Exploring correlations of random numbers
When working with big data you need to be more aware of statistical outliers than you do with more typical data sizes. Basic statistical tests like a Student’s t-test or Pearson correlation are acceptable when you only test a few relationships in a small data set. But when you examine the correlation with thousands of columns of data, you are bound to find several that are strongly correlated. It’s always good to have an idea for the ‘expect’ value. How many correlations should I expect to see with this R value or better given the size of my data set.
To explore this idea, we can take a look at a random set of features produced by Random.org. These data are organized into a 1000x20 table (1000 rows and 20 columns). We can create a correlation matrix and view the plot of Pearson’s correlation for each pairing of the 20 columns.
randata <- read.csv("Random\ data\ v2.csv", header = FALSE) library(corrplot) randcorr <- cor(randata) corrplot(randcorr, method = "circle")

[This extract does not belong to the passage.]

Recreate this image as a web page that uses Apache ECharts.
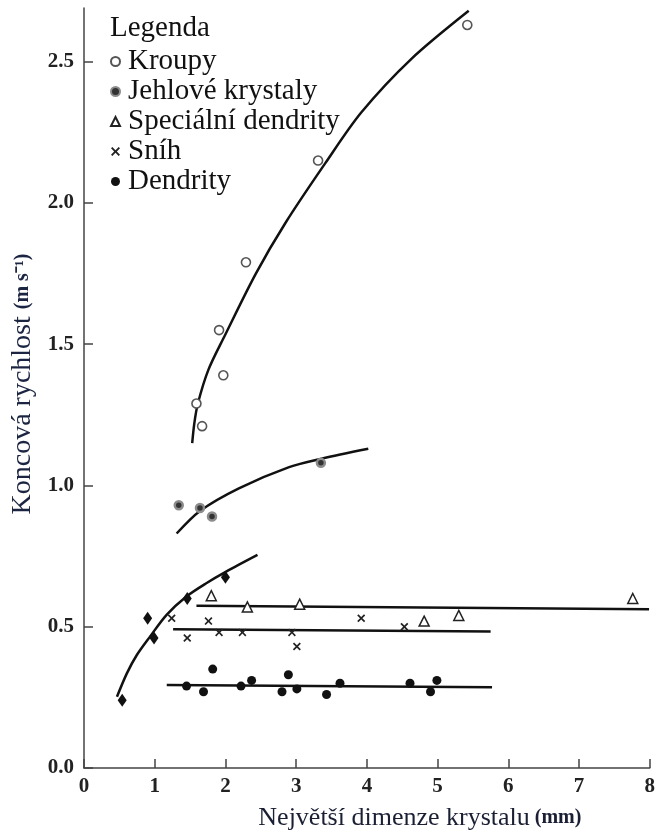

With 20 features and 1000 observations for each feature we don’t see many features that have a high correlation. The highest correlation value, in either positive or negative direction is:
randcorr[randcorr == 1] <- 0 max(abs(randcorr))
##  0.1041321
The correlation of 0.104 is a very low value, suggesting that there little to no relationship between our features. What happens when we transpose the data frame to have 1000 features with only 20 observations? Let’s look for strong correlations, with an R > 0.8.
trandata <- t(randata) trandcorr <- cor(trandata) trandcorr[trandcorr == 1] <- 0 high_corr <- trandcorr > 0.8 set.seed(5) library(caret)
## Loading required package: lattice
## Loading required package: ggplot2
highlyCorrelated <- findCorrelation(trandcorr, cutoff = 0.8, verbose = TRUE)
## ## Combination row 177 and column 407 is above the cut-off, value = 0.827 ## Flagging column 177 ## Combination row 48 and column 450 is above the cut-off, value = 0.83 ## Flagging column 450 ## Combination row 266 and column 450 is above the cut-off, value = -0.851 ## Flagging column 266 ## Combination row 178 and column 534 is above the cut-off, value = 0.843 ## Flagging column 534 ## Combination row 439 and column 565 is above the cut-off, value = 0.805 ## Flagging column 565 ## Combination row 65 and column 612 is above the cut-off, value = -0.804 ## Flagging column 65 ## Combination row 92 and column 713 is above the cut-off, value = -0.849 ## Flagging column 713 ## Combination row 380 and column 725 is above the cut-off, value = -0.837 ## Flagging column 725 ## Combination row 589 and column 791 is above the cut-off, value = 0.83 ## Flagging column 791 ## Combination row 759 and column 867 is above the cut-off, value = 0.839 ## Flagging column 867 ## Combination row 134 and column 873 is above the cut-off, value = 0.802 ## Flagging column 134 ## Combination row 48 and column 887 is above the cut-off, value = 0.81 ## Flagging column 887 ## Combination row 197 and column 908 is above the cut-off, value = 0.81 ## Flagging column 908 ## Combination row 80 and column 992 is above the cut-off, value = 0.804 ## Flagging column 992
##  14
There are 14 pairs of columns that have a Pearson’s correlation above 0.8 in this data set.
I am not sure how to extract all of the highly correlated columns programatically, the findCorrelation function will only report one of the two highly correlated columns since it is used to remove columns in a dataset that are correlated and therefore redundant. In this case I want to extract just those pairs of columns, so I create the list of missing columns by hand below. Then we can plot the correlations of the columns with correlations above 0.8.
hc <- c(177,407,48,266,178,439,65,92,380,589,759,134,48,197,80) highlyCorrelated <- c(highlyCorrelated, hc) trandata_high <- cor(trandata[,highlyCorrelated]) corrplot(trandata_high, method = "circle")
And knowing is half the battle!
Here we can see several strong correlations between these columns. Strong positive correlations are dark blue and strong negative correlations are dark red. This Monte Carlo simulation shows how easy it is to find very strong correlations in a wide and shallow data set even from completely random numbers.